TASK TO CARRY OUT:
Retype only the lines running from the line that contains "Output the web" to the line that contains "-0.12, -0.12, -0.12];", inclusive, and leave the pictures behind.

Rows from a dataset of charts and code
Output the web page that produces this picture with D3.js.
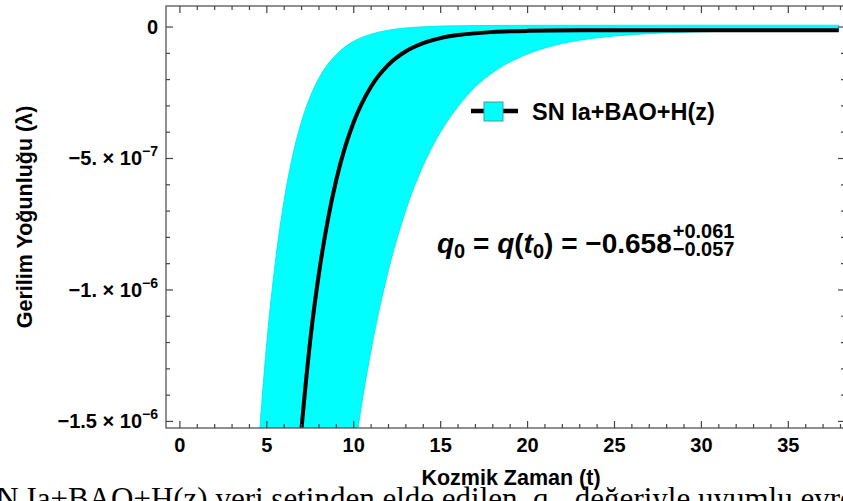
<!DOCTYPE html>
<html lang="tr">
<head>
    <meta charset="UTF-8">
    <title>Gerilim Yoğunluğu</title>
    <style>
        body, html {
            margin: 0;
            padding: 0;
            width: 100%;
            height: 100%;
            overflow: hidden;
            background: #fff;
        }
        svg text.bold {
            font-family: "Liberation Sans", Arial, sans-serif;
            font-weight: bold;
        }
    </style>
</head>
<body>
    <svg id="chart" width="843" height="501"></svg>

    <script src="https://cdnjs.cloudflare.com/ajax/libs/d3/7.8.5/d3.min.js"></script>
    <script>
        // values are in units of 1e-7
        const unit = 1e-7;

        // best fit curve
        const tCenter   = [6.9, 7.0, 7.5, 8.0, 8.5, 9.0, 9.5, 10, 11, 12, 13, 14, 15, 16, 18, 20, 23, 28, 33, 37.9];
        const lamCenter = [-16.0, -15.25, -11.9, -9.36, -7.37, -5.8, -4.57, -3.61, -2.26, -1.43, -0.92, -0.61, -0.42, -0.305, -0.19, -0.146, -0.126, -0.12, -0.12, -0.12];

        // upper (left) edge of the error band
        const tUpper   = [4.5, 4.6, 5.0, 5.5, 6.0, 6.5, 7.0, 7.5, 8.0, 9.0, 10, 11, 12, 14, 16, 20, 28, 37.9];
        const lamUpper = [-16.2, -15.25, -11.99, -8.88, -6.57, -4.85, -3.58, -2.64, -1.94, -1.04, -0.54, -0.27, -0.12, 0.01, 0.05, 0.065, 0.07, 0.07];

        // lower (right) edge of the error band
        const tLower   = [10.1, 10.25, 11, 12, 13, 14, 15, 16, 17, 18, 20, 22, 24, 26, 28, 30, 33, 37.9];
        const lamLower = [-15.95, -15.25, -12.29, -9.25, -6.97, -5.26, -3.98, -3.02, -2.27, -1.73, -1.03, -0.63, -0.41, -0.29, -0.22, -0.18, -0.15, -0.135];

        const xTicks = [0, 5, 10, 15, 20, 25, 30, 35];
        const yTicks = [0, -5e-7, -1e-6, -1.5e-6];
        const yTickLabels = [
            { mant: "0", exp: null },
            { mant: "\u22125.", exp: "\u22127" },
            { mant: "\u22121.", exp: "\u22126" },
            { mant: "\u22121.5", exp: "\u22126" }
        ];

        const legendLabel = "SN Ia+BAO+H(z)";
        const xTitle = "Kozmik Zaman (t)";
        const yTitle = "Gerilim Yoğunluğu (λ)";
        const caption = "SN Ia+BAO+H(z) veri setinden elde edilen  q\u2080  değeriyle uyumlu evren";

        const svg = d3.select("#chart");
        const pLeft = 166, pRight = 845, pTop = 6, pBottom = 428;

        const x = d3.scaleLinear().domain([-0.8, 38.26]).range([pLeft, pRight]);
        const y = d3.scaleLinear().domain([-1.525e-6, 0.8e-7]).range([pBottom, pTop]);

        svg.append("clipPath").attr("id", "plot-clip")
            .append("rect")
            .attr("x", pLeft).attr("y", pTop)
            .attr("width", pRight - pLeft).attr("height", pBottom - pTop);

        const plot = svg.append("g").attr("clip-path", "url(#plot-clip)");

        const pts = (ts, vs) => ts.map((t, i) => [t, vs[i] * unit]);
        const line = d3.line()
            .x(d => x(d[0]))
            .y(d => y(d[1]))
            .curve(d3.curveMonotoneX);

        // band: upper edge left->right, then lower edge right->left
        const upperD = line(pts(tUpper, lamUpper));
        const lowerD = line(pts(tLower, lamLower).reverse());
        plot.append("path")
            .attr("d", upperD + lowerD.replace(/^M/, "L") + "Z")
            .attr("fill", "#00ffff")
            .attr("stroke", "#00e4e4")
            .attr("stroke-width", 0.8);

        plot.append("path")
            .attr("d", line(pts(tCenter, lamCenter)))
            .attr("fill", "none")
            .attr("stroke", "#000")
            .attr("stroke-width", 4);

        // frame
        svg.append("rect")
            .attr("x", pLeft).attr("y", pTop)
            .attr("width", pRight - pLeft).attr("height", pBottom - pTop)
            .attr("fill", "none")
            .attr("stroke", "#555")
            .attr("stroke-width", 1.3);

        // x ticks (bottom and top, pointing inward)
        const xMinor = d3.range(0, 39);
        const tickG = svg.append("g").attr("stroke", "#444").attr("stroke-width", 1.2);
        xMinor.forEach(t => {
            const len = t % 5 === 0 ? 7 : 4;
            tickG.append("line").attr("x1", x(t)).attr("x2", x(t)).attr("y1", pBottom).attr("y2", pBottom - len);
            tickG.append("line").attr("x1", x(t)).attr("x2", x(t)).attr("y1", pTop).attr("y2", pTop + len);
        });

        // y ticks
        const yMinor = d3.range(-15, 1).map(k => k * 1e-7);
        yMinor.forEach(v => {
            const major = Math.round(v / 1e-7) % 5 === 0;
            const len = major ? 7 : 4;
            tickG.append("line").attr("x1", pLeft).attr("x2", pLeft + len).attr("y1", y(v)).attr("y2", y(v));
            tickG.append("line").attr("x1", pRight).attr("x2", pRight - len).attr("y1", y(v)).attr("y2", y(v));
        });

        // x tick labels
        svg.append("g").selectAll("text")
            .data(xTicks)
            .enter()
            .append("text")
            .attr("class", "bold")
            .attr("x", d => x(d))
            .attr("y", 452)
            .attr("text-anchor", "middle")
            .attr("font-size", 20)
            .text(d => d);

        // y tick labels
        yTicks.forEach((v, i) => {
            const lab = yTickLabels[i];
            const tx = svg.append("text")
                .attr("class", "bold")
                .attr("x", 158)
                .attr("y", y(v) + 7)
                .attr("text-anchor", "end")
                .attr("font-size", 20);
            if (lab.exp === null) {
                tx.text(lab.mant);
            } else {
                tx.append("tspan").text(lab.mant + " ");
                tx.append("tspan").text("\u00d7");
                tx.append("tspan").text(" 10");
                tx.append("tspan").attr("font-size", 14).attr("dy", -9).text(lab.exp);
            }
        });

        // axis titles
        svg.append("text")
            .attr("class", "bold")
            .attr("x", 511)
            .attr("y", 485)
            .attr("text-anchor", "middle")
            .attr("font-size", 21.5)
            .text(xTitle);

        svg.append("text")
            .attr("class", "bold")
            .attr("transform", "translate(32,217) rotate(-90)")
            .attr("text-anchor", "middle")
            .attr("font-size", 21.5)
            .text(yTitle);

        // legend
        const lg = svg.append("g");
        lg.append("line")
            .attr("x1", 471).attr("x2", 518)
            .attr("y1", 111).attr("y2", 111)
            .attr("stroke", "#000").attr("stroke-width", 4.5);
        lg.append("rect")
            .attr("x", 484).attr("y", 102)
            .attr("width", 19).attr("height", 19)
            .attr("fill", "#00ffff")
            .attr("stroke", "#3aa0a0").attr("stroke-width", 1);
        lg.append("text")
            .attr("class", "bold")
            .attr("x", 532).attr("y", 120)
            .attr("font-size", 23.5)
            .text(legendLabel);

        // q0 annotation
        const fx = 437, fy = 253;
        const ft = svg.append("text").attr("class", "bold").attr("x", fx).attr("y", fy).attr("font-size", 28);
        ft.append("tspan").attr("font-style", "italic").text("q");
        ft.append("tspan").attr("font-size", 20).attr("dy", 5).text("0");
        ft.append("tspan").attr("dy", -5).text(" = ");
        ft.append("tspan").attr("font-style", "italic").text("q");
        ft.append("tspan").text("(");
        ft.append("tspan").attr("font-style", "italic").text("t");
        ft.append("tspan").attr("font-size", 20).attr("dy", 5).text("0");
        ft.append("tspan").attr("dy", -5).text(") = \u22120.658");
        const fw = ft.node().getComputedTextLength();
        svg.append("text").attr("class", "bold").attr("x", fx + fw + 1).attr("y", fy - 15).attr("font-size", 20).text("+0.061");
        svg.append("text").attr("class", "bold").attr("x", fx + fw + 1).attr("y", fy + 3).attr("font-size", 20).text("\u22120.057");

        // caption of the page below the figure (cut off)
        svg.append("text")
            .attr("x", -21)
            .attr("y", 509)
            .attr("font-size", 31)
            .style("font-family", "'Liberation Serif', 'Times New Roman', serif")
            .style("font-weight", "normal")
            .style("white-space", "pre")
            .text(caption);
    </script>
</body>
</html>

---

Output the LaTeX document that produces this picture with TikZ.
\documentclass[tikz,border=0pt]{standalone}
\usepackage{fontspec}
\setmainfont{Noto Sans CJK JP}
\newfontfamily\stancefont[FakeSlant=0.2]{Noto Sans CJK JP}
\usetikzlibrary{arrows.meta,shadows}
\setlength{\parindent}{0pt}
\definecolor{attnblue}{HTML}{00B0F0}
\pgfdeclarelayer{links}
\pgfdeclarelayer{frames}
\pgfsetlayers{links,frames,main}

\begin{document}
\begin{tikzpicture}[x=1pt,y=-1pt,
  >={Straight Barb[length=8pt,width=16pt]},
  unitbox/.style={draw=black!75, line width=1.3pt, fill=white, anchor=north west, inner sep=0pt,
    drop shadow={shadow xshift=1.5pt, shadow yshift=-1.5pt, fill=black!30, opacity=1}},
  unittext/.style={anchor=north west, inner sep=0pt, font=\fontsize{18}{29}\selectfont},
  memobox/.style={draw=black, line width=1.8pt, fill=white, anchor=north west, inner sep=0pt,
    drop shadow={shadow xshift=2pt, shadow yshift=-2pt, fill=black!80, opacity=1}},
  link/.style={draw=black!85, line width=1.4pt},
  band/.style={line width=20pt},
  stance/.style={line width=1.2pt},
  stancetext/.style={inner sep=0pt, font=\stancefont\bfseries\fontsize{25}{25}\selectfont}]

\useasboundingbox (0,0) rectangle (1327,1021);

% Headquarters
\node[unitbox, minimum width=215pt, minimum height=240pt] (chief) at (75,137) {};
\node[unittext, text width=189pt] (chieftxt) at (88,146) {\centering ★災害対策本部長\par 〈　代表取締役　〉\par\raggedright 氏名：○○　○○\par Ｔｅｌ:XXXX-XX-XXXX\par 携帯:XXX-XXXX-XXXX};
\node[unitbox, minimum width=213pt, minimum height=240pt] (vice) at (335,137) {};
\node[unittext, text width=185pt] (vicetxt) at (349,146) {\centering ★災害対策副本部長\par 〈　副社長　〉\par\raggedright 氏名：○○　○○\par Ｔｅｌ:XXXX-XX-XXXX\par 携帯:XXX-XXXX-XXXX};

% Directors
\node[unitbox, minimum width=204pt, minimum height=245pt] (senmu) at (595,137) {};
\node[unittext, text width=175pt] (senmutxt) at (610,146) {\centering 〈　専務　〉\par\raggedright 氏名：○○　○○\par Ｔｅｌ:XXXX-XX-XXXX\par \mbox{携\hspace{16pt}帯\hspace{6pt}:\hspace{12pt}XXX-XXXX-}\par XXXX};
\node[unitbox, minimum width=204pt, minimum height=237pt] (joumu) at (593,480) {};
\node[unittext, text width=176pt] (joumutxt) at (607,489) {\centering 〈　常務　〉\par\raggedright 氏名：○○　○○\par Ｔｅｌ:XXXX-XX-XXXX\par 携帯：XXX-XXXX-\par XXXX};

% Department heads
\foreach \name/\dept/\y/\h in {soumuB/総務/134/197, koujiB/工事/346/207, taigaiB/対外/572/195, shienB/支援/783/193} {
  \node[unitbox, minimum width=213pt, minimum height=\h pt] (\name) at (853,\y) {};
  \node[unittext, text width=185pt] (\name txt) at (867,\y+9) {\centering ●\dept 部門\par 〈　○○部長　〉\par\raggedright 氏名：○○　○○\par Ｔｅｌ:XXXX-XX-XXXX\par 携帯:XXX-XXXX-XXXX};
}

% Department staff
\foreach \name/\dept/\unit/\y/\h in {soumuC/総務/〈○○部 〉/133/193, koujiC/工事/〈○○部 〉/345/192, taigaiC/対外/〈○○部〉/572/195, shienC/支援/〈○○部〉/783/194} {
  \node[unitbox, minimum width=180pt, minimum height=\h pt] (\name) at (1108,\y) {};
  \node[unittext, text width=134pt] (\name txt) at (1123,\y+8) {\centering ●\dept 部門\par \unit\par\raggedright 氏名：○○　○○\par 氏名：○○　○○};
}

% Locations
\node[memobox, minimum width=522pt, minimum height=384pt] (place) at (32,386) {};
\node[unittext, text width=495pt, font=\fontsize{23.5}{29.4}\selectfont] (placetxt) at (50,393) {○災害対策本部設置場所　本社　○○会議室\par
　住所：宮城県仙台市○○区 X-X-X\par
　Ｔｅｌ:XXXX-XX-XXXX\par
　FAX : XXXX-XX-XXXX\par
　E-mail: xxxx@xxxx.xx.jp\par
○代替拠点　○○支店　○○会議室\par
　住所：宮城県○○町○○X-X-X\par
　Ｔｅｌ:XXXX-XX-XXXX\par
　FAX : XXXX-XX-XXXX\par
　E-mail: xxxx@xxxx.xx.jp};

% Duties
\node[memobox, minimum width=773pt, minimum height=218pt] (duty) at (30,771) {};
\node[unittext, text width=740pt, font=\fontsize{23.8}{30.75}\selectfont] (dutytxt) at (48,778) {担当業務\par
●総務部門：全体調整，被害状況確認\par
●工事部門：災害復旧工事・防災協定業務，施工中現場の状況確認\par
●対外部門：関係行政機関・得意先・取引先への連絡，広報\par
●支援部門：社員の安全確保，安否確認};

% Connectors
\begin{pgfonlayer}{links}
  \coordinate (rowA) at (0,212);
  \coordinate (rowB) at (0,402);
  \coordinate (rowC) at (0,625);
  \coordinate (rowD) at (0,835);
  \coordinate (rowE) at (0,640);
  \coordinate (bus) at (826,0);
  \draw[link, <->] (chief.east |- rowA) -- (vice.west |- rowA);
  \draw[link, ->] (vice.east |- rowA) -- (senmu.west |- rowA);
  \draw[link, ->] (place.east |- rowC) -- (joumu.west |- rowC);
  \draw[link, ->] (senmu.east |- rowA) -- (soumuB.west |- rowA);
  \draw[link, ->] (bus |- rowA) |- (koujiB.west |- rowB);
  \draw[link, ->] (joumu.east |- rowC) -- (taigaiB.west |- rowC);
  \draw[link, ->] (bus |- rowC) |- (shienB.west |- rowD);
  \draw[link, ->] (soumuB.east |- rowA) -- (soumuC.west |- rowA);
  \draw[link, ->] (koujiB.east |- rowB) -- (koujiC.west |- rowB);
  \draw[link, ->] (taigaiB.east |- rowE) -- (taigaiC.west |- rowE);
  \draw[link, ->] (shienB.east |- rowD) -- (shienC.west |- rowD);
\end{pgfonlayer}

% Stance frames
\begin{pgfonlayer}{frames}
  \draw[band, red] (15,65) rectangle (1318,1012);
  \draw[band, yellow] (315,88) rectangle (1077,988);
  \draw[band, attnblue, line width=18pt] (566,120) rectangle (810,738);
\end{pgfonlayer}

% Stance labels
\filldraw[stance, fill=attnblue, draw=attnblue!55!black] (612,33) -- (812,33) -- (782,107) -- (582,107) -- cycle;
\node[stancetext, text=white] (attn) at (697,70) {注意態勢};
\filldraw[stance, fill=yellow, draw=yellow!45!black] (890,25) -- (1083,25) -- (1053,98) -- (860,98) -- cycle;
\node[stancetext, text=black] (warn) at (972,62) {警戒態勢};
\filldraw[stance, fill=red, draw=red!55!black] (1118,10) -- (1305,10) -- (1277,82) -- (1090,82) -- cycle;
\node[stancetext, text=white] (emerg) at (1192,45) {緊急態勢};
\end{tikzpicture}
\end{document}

COMPLETE ANSWER:
Output the web page that produces this picture with D3.js.
<!DOCTYPE html>
<html lang="tr">
<head>
    <meta charset="UTF-8">
    <title>Gerilim Yoğunluğu</title>
    <style>
        body, html {
            margin: 0;
            padding: 0;
            width: 100%;
            height: 100%;
            overflow: hidden;
            background: #fff;
        }
        svg text.bold {
            font-family: "Liberation Sans", Arial, sans-serif;
            font-weight: bold;
        }
    </style>
</head>
<body>
    <svg id="chart" width="843" height="501"></svg>

    <script src="https://cdnjs.cloudflare.com/ajax/libs/d3/7.8.5/d3.min.js"></script>
    <script>
        // values are in units of 1e-7
        const unit = 1e-7;

        // best fit curve
        const tCenter   = [6.9, 7.0, 7.5, 8.0, 8.5, 9.0, 9.5, 10, 11, 12, 13, 14, 15, 16, 18, 20, 23, 28, 33, 37.9];
        const lamCenter = [-16.0, -15.25, -11.9, -9.36, -7.37, -5.8, -4.57, -3.61, -2.26, -1.43, -0.92, -0.61, -0.42, -0.305, -0.19, -0.146, -0.126, -0.12, -0.12, -0.12];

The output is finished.